Task directions – How many lines in the records below hold the string "standalone"? Answer with the number alone.

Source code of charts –

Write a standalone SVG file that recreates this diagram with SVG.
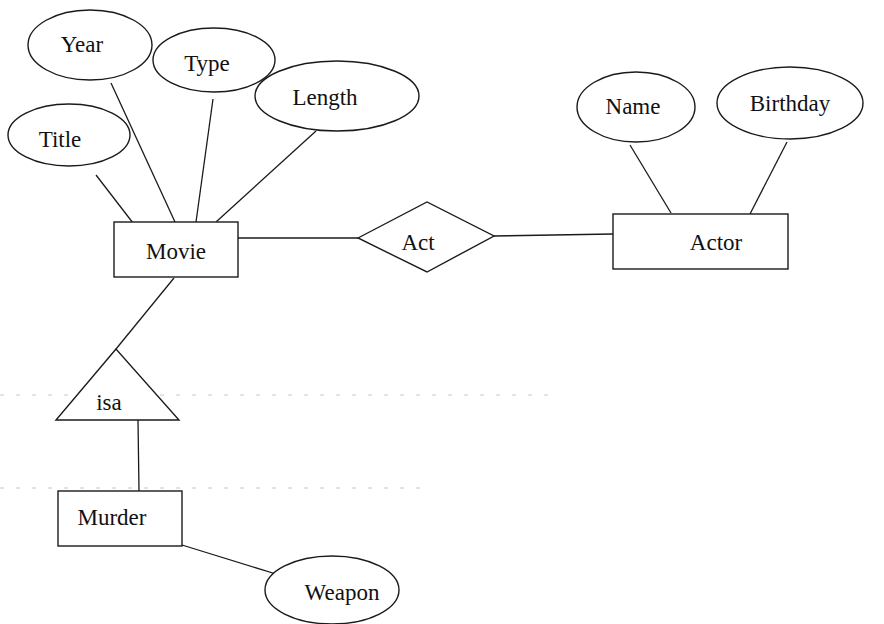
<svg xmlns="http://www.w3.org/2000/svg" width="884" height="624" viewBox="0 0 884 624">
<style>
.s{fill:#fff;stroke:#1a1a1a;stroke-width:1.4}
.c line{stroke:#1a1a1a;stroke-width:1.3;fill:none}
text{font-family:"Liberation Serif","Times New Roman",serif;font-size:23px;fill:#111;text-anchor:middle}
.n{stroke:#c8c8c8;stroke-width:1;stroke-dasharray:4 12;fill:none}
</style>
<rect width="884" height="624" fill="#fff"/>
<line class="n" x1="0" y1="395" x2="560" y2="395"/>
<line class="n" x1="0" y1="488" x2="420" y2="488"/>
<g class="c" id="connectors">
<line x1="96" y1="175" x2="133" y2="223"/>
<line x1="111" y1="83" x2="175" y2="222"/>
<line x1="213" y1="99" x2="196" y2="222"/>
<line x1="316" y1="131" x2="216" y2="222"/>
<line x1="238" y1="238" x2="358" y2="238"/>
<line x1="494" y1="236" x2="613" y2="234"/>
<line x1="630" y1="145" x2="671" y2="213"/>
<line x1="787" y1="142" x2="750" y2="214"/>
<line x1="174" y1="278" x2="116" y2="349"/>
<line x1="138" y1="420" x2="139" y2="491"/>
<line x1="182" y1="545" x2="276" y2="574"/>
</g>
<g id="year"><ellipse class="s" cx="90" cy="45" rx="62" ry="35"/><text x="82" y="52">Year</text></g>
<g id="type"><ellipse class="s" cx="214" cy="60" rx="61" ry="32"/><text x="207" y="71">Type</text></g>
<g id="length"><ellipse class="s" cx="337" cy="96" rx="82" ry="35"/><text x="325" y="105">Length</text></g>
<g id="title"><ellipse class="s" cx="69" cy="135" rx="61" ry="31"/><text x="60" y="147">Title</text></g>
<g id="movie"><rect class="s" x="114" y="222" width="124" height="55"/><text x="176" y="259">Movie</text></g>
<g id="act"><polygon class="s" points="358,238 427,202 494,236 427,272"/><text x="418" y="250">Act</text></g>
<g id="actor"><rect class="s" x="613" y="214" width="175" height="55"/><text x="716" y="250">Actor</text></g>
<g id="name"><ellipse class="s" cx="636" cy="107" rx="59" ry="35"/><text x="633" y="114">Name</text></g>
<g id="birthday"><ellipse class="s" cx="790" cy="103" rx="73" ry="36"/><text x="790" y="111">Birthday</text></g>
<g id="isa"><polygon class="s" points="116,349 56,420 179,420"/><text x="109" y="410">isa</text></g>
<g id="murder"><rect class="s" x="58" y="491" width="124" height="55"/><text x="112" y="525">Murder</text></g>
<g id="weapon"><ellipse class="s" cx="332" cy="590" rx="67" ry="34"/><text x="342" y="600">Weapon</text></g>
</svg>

...

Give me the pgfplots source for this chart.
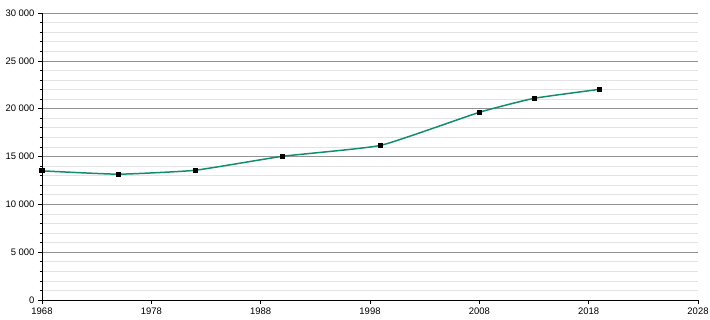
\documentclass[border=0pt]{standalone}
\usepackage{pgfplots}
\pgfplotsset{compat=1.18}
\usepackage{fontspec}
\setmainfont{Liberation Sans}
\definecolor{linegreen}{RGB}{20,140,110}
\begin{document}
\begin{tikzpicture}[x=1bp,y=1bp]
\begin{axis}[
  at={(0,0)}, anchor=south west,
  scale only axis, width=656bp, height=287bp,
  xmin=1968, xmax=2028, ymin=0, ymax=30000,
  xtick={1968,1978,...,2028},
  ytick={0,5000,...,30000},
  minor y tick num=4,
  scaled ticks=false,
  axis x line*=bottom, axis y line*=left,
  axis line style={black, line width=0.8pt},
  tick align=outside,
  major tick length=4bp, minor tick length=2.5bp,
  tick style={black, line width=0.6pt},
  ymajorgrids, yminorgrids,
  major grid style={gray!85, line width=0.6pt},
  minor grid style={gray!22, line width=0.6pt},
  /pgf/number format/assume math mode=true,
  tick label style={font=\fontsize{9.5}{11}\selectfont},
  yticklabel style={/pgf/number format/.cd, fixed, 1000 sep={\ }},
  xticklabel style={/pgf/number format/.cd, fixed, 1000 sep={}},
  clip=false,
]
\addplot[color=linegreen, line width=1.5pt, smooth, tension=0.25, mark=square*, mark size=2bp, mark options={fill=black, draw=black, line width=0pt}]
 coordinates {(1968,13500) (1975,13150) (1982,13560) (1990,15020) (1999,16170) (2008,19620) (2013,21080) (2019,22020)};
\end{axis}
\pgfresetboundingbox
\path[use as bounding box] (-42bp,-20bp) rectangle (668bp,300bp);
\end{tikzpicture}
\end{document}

Exercise answer – 2